* _Given instruction_
Make an exact copy of all the material below, apart from the pictures.

:: Dataset content

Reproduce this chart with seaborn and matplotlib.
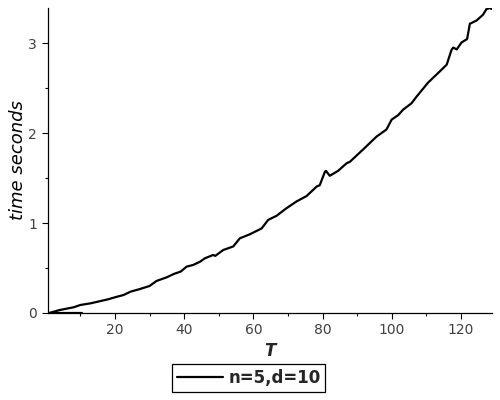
import numpy as np
import pandas as pd
import seaborn as sns
import matplotlib
matplotlib.use("Agg")
import matplotlib.pyplot as plt
from matplotlib.ticker import MultipleLocator

# timings
T = [1, 4, 8, 10, 13, 18, 20.5, 22.5, 24.5, 27, 30, 32, 35, 37, 39, 40.7, 42.6, 44.6,
     46, 48.4, 49, 51.3, 54.2, 56.1, 59, 62.4, 64.3, 66.7, 69.6, 72.5, 75.4, 78.3, 79.2,
     80.7, 81, 82.1, 84.5, 87, 87.9, 91.8, 95.6, 98.5, 100, 101.9, 103.3, 105.7, 107.2,
     110.5, 113.9, 115.9, 117.3, 117.8, 118.8, 120.2, 121.8, 122.6, 124.5, 126.4, 127.4,
     128.4, 128.8]
secs = [0.0, 0.033, 0.063, 0.089, 0.108, 0.152, 0.18, 0.20, 0.237, 0.264, 0.30, 0.356,
        0.397, 0.434, 0.46, 0.515, 0.534, 0.57, 0.608, 0.645, 0.635, 0.70, 0.74, 0.83,
        0.875, 0.94, 1.035, 1.08, 1.165, 1.24, 1.30, 1.405, 1.42, 1.57, 1.58, 1.525, 1.58,
        1.665, 1.68, 1.82, 1.96, 2.04, 2.15, 2.20, 2.26, 2.33, 2.405, 2.56, 2.685, 2.76,
        2.925, 2.95, 2.93, 3.007, 3.045, 3.215, 3.25, 3.315, 3.378, 3.39, 3.38]

# short flat piece near zero at the start
T0 = [1, 10.5]
secs0 = [0.0, 0.0]

df = pd.DataFrame({"T": T, "time": secs})
df0 = pd.DataFrame({"T": T0, "time": secs0})

sns.set_style("white")
fig = plt.figure(figsize=(5, 4), dpi=100)
ax = fig.add_axes([0.095, 0.2175, 0.889, 0.7625])

sns.lineplot(data=df, x="T", y="time", color="black", linewidth=1.6, ax=ax,
             label="n=5,d=10")
sns.lineplot(data=df0, x="T", y="time", color="black", linewidth=1.6, ax=ax)

ax.set_xlim(0.5, 129)
ax.set_ylim(0, 3.39)
ax.xaxis.set_major_locator(MultipleLocator(20))
ax.xaxis.set_minor_locator(MultipleLocator(10))
ax.yaxis.set_major_locator(MultipleLocator(1))
ax.yaxis.set_minor_locator(MultipleLocator(0.5))
ax.set_xticks([20, 40, 60, 80, 100, 120])
ax.tick_params(which="major", direction="out", length=4, width=0.8, colors="black",
               labelcolor="#404040", labelsize=10, bottom=True, left=True)
ax.tick_params(which="minor", direction="out", length=2.5, width=0.8, colors="black",
               bottom=True, left=True)

for s in ["top", "right"]:
    ax.spines[s].set_visible(False)
for s in ["left", "bottom"]:
    ax.spines[s].set_color("black")
    ax.spines[s].set_linewidth(0.9)

ax.set_xlabel("T", fontsize=12, fontstyle="italic", fontweight="bold", labelpad=3)
ax.set_ylabel("time seconds", fontsize=13, fontstyle="italic", labelpad=1,
              color="black")

ax.get_legend().remove()
h, l = ax.get_legend_handles_labels()
leg = fig.legend(h[:1], l[:1], loc="center", bbox_to_anchor=(0.497, 0.055),
                 fancybox=False, framealpha=1, edgecolor="black",
                 prop={"size": 12, "weight": "bold"}, handlelength=2.8,
                 handletextpad=0.3, borderpad=0.3)
leg.get_frame().set_linewidth(0.9)

fig.savefig("out.png", dpi=100)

::::

* _Written solution_
Reproduce this chart with seaborn and matplotlib.
import numpy as np
import pandas as pd
import seaborn as sns
import matplotlib
matplotlib.use("Agg")
import matplotlib.pyplot as plt
from matplotlib.ticker import MultipleLocator

# timings
T = [1, 4, 8, 10, 13, 18, 20.5, 22.5, 24.5, 27, 30, 32, 35, 37, 39, 40.7, 42.6, 44.6,
     46, 48.4, 49, 51.3, 54.2, 56.1, 59, 62.4, 64.3, 66.7, 69.6, 72.5, 75.4, 78.3, 79.2,
     80.7, 81, 82.1, 84.5, 87, 87.9, 91.8, 95.6, 98.5, 100, 101.9, 103.3, 105.7, 107.2,
     110.5, 113.9, 115.9, 117.3, 117.8, 118.8, 120.2, 121.8, 122.6, 124.5, 126.4, 127.4,
     128.4, 128.8]
secs = [0.0, 0.033, 0.063, 0.089, 0.108, 0.152, 0.18, 0.20, 0.237, 0.264, 0.30, 0.356,
        0.397, 0.434, 0.46, 0.515, 0.534, 0.57, 0.608, 0.645, 0.635, 0.70, 0.74, 0.83,
        0.875, 0.94, 1.035, 1.08, 1.165, 1.24, 1.30, 1.405, 1.42, 1.57, 1.58, 1.525, 1.58,
        1.665, 1.68, 1.82, 1.96, 2.04, 2.15, 2.20, 2.26, 2.33, 2.405, 2.56, 2.685, 2.76,
        2.925, 2.95, 2.93, 3.007, 3.045, 3.215, 3.25, 3.315, 3.378, 3.39, 3.38]

# short flat piece near zero at the start
T0 = [1, 10.5]
secs0 = [0.0, 0.0]

df = pd.DataFrame({"T": T, "time": secs})
df0 = pd.DataFrame({"T": T0, "time": secs0})

sns.set_style("white")
fig = plt.figure(figsize=(5, 4), dpi=100)
ax = fig.add_axes([0.095, 0.2175, 0.889, 0.7625])

sns.lineplot(data=df, x="T", y="time", color="black", linewidth=1.6, ax=ax,
             label="n=5,d=10")
sns.lineplot(data=df0, x="T", y="time", color="black", linewidth=1.6, ax=ax)

ax.set_xlim(0.5, 129)
ax.set_ylim(0, 3.39)
ax.xaxis.set_major_locator(MultipleLocator(20))
ax.xaxis.set_minor_locator(MultipleLocator(10))
ax.yaxis.set_major_locator(MultipleLocator(1))
ax.yaxis.set_minor_locator(MultipleLocator(0.5))
ax.set_xticks([20, 40, 60, 80, 100, 120])
ax.tick_params(which="major", direction="out", length=4, width=0.8, colors="black",
               labelcolor="#404040", labelsize=10, bottom=True, left=True)
ax.tick_params(which="minor", direction="out", length=2.5, width=0.8, colors="black",
               bottom=True, left=True)

for s in ["top", "right"]:
    ax.spines[s].set_visible(False)
for s in ["left", "bottom"]:
    ax.spines[s].set_color("black")
    ax.spines[s].set_linewidth(0.9)

ax.set_xlabel("T", fontsize=12, fontstyle="italic", fontweight="bold", labelpad=3)
ax.set_ylabel("time seconds", fontsize=13, fontstyle="italic", labelpad=1,
              color="black")

ax.get_legend().remove()
h, l = ax.get_legend_handles_labels()
leg = fig.legend(h[:1], l[:1], loc="center", bbox_to_anchor=(0.497, 0.055),
                 fancybox=False, framealpha=1, edgecolor="black",
                 prop={"size": 12, "weight": "bold"}, handlelength=2.8,
                 handletextpad=0.3, borderpad=0.3)
leg.get_frame().set_linewidth(0.9)

fig.savefig("out.png", dpi=100)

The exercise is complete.